• [PROVIDED RECORDS]:
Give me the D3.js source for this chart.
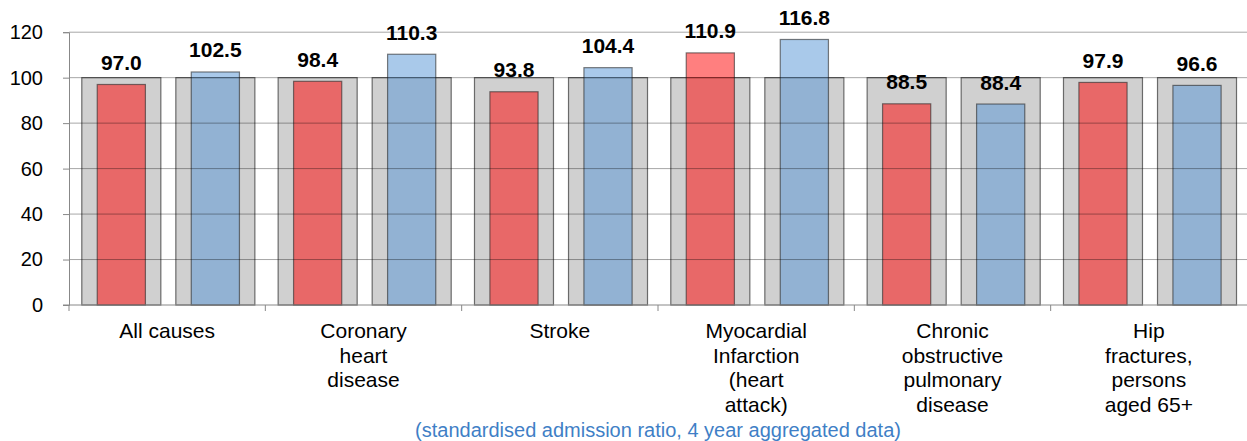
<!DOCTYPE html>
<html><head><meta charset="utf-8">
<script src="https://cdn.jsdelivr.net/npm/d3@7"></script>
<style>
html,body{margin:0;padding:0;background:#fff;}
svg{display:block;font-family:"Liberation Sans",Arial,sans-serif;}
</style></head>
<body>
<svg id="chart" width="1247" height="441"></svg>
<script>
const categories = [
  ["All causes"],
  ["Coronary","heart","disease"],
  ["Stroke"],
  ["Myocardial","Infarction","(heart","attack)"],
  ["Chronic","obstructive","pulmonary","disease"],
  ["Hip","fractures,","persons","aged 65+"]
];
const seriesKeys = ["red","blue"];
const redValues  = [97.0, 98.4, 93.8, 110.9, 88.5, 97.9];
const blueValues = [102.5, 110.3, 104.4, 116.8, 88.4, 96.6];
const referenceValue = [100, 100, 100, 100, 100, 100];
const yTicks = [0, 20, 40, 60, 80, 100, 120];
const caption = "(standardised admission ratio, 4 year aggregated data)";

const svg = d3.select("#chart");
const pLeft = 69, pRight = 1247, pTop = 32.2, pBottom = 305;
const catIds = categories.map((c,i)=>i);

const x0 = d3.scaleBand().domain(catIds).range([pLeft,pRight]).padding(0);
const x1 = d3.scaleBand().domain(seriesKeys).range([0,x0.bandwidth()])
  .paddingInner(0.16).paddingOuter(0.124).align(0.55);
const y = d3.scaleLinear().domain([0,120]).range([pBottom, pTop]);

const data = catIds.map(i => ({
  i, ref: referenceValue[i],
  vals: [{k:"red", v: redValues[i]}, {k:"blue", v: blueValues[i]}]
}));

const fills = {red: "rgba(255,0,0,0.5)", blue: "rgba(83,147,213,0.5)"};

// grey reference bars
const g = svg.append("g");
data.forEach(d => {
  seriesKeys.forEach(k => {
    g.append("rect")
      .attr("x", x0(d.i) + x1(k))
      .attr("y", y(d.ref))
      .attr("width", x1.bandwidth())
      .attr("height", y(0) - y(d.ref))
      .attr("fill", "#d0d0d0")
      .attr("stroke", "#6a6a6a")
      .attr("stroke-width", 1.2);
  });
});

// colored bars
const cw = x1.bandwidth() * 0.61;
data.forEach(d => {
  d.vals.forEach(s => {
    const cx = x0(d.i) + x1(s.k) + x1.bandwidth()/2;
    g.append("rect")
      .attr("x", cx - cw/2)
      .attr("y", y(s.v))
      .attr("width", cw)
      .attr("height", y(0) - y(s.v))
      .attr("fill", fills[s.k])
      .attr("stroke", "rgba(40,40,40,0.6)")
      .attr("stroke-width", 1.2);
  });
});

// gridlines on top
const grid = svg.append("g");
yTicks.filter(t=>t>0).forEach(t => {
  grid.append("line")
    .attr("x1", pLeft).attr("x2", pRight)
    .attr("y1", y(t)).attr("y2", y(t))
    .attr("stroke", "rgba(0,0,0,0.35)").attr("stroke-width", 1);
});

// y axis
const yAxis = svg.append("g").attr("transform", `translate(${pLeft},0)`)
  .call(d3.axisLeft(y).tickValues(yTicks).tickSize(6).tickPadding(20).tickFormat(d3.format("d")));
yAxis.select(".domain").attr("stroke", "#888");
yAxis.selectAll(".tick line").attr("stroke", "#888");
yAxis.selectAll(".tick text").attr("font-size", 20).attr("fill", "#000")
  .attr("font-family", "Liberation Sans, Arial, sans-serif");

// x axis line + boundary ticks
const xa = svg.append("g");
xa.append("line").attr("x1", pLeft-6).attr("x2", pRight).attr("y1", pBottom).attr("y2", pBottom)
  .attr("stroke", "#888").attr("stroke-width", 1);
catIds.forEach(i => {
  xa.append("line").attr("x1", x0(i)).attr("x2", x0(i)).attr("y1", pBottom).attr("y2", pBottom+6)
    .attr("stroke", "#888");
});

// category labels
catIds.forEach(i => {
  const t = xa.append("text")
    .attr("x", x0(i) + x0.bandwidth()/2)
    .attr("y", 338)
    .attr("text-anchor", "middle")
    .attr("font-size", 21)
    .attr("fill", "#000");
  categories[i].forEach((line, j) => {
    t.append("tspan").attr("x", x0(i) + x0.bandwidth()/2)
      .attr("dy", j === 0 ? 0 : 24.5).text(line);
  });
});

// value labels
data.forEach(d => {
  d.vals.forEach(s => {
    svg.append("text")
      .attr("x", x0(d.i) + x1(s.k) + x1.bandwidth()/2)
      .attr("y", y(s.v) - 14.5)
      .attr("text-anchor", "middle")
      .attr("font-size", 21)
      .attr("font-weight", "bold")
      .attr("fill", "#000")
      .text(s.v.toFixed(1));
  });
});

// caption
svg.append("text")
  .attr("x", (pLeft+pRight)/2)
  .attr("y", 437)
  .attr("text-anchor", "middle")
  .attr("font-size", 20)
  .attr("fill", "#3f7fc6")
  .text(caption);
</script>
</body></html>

...

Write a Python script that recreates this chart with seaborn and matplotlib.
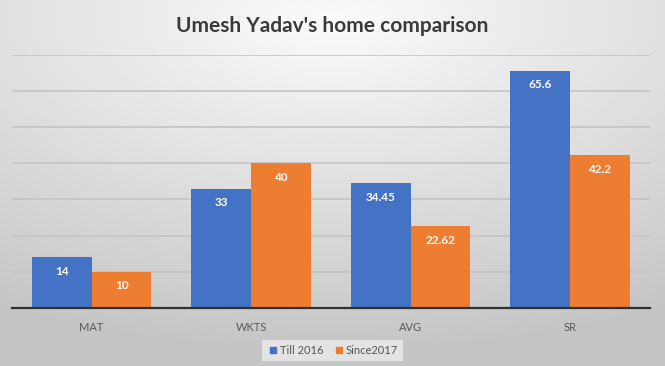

---

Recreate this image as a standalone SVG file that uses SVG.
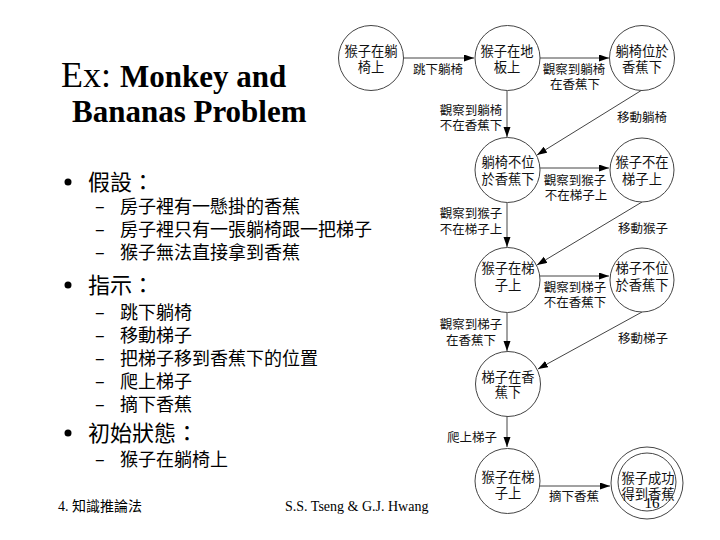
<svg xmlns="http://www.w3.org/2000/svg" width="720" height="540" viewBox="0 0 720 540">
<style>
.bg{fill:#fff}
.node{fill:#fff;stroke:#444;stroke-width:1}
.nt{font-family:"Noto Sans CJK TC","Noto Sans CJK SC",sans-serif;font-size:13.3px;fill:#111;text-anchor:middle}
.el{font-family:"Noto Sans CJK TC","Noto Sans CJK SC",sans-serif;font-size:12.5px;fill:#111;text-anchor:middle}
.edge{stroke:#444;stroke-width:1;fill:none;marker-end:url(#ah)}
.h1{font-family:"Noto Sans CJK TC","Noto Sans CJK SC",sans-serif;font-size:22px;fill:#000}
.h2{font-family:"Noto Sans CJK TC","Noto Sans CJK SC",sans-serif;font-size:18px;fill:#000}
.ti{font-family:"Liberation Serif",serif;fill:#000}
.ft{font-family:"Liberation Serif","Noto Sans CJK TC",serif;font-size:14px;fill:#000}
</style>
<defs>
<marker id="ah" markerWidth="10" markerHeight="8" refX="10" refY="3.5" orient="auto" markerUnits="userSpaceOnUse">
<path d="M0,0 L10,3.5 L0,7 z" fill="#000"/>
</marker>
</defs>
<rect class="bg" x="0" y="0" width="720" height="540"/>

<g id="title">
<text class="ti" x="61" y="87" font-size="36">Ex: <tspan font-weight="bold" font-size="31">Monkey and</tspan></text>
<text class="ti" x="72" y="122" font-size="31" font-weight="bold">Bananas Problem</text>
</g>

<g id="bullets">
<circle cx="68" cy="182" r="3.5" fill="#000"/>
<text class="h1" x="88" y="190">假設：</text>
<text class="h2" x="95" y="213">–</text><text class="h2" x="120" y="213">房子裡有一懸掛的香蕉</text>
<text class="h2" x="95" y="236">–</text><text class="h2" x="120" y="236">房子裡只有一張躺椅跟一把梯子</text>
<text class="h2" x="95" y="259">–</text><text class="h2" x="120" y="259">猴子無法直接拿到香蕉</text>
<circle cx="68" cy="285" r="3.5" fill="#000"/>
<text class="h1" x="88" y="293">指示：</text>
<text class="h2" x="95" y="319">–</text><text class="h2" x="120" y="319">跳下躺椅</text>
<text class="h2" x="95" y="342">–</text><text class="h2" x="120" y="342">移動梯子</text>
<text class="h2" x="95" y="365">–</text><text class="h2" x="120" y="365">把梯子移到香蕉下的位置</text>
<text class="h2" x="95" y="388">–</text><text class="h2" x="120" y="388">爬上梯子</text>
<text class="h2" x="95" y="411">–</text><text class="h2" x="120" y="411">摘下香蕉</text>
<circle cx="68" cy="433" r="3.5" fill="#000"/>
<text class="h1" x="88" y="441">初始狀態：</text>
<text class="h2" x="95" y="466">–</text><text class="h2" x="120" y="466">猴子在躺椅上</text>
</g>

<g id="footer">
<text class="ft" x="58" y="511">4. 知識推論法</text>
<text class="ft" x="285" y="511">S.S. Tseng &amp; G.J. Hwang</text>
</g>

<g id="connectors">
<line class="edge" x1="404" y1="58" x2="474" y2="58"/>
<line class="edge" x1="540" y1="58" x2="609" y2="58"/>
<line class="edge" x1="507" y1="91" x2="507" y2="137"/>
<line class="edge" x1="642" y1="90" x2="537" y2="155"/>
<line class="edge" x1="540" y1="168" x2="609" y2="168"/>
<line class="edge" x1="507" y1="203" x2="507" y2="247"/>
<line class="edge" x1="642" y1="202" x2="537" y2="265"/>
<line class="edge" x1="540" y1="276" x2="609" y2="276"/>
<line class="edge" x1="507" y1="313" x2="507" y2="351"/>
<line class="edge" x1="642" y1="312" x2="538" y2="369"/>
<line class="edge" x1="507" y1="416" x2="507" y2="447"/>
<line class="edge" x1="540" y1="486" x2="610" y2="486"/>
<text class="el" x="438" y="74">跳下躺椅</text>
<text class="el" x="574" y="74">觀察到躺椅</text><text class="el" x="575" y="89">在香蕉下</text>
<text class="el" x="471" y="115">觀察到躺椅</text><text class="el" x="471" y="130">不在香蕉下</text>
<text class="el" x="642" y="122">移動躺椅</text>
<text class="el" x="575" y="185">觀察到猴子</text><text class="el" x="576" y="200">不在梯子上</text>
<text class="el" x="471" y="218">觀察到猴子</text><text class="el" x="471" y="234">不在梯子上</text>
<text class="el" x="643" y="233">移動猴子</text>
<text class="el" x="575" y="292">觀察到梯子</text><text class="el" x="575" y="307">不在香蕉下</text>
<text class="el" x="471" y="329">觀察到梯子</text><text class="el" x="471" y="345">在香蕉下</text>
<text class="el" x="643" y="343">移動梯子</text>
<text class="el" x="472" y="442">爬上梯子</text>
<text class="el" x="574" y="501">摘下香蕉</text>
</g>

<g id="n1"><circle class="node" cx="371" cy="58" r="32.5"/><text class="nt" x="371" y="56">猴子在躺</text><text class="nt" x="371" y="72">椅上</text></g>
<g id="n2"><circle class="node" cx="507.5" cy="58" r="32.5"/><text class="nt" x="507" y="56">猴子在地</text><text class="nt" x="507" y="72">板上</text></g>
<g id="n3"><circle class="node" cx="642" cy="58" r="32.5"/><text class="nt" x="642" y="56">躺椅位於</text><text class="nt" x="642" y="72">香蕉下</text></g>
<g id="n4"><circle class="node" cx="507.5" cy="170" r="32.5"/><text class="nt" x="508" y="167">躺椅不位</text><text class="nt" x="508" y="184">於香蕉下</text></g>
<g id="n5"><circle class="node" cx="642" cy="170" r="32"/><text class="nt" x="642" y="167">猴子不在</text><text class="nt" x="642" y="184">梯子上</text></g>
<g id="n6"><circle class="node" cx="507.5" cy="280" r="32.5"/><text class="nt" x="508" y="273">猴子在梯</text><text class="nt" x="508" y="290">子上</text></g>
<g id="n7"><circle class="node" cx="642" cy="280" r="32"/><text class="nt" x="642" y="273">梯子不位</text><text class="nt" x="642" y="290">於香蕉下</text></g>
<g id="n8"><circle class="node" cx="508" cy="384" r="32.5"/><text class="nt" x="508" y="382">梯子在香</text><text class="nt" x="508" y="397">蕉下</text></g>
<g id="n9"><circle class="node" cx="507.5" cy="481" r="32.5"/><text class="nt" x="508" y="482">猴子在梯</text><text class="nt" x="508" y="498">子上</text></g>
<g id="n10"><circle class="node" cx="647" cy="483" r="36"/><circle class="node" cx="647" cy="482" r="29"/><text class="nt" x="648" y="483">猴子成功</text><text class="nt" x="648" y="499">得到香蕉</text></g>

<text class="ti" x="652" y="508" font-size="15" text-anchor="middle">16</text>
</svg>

• [STATED GOAL]:
Retype exactly the lines from the one with "Give me the D3.js source for this chart." through the one with "admission ratio, 4", both included, and nothing else; leave out the pictures.

• [TASK ANSWER]:
Give me the D3.js source for this chart.
<!DOCTYPE html>
<html><head><meta charset="utf-8">
<script src="https://cdn.jsdelivr.net/npm/d3@7"></script>
<style>
html,body{margin:0;padding:0;background:#fff;}
svg{display:block;font-family:"Liberation Sans",Arial,sans-serif;}
</style></head>
<body>
<svg id="chart" width="1247" height="441"></svg>
<script>
const categories = [
  ["All causes"],
  ["Coronary","heart","disease"],
  ["Stroke"],
  ["Myocardial","Infarction","(heart","attack)"],
  ["Chronic","obstructive","pulmonary","disease"],
  ["Hip","fractures,","persons","aged 65+"]
];
const seriesKeys = ["red","blue"];
const redValues  = [97.0, 98.4, 93.8, 110.9, 88.5, 97.9];
const blueValues = [102.5, 110.3, 104.4, 116.8, 88.4, 96.6];
const referenceValue = [100, 100, 100, 100, 100, 100];
const yTicks = [0, 20, 40, 60, 80, 100, 120];
const caption = "(standardised admission ratio, 4 year aggregated data)";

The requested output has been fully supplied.